After Donald Trump’s stunning victory on Election Day, many of us are wondering what his election might mean to the residential mortgage industry, especially considering the Trump team provided few details on housing during the campaign. The following are some perspectives:
This is the one area where the Trump campaign did provide some indication of what the president-elect would do. Trump’s transition team has recently indicated that it would like to see a full repeal of the Dodd-Frank law, which would include the abolishment of the CFPB. Many people think this is unlikely, but most in the mortgage industry would welcome a broad rollback of regulations. Reduced regulation would provide a number of things, some good and some not so good, depending on where you work and where you stand on issues such as subprime lending.
First, reducing or eliminating the detrimental usage of enforcement tools such as the False Claims Act could lure large lenders back to the FHA program. It would also cause many lenders to reduce underwriting overlays and open the credit box, which is needed. Secondly, reducing regulation could reverse the trend of swelling loan manufacturing costs by lowering mortgage origination expenditures associated with compliance. In theory, this would improve pricing for consumers. Finally, reducing regulations could spur a resurgence of subprime and Alt-A lending. This could be good or bad, depending on who you ask.
Subprime lending has all but vanished from the mortgage market, leaving consumers with less-than-stellar credit with few options. The reemergence of subprime lending would definitely increase overall mortgage volumes, but it could also lead to increased foreclosures and larger and more frequent real estate bubbles. Large lenders, who will be unlikely to move towards subprime, will probably counter by creating products that leverage their ability to hold certain proprietary loans on their balance sheets. This would obviously favor larger depository institutions that have the capacity to hold loans on their books. In terms of marketshare, reduced regulations will also favor big banks.
Higher Interest Rates
Higher interest rates were already in motion before Trump was elected, but the upward trend accelerated in the days following, although it’s not yet clear why. Economists generally believe that most of Trump’s stated ideas on immigration, trade, infrastructure, and tax rates will lead to bigger deficits and higher inflation. While a deficit-hating Congress could keep some of this in check, inflation and deficits equate to sharply higher interest rates.

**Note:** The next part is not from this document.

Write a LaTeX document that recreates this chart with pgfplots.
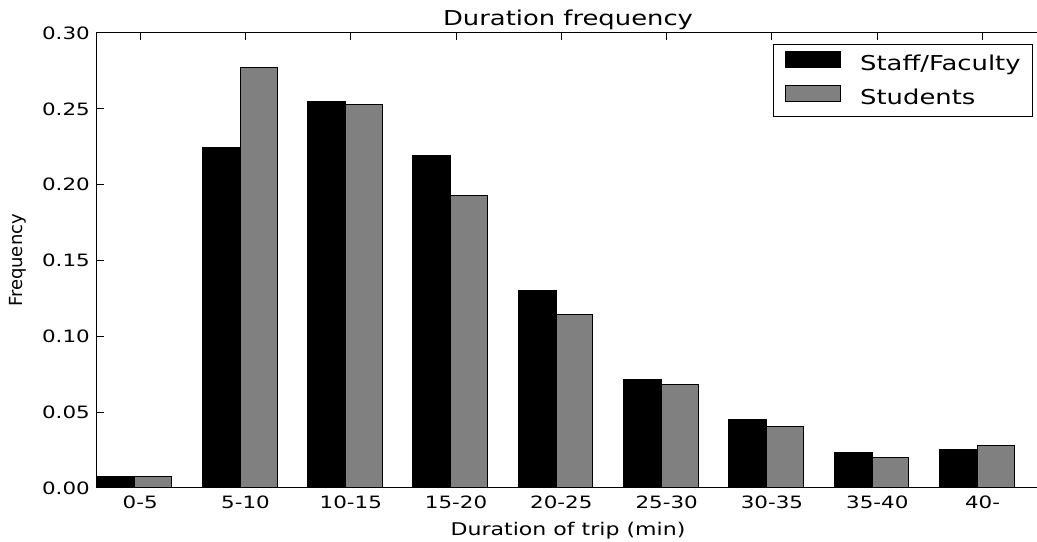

This obviously would not be good for mortgage originations and could lead to further consolidations in the industry. Higher interest rates also favor big money-center banks, which have diversified income streams and mortgage servicing units that will see their MSR values increase. Lenders with deep pockets are in the best position to weather any downturn.
This, in my view, is the biggest wild card. Some believe that Rep. Jeb Hensarling, R-Texas, chairman of the House Financial Services Committee, finally has an ally in the White House who will support his desire to dismantle Fannie Mae and Freddie Mac and eliminate any further government guarantees of conventional mortgage loans. This would be catastrophic for mortgage lending in America, causing thousands of independent lenders to go out of business and making mortgage loans available only to a relatively miniscule segment of our population. But others believe the GSEs provide billions of dollars to the Treasury each year and that Congress would never support a policy that would harm homeowners and turn off the spigot of free cash to the government.
It is difficult to anticipate how this one will play out. If Fannie Mae and/or Freddie Mac need to take a draw from the Treasury, which is likely to happen at some point, some members of Congress might see that as an indicator that it is time for the government to get out of the mortgage business. Let’s hope that cooler heads will prevail. Reforming the GSEs and creating a permanent source of liquidity for the mortgage lending industry would be good for everyone, especially independent lenders. Trump is a real estate man; he may see homeownership as a way to build communities and support our economy. He’s not someone who believes that most of us should be renters.
There is no doubt that there are a lot of questions that will remain unanswered in the coming weeks and months. What will be Trump’s position on affordable lending or FHA reform? Will he take a page from the Bush Administration and see homeownership as a vehicle to engage with minority and other underserved communities? His appointments to key housing positions at HUD and inside the White House will begin to give us some indication of what is likely to occur.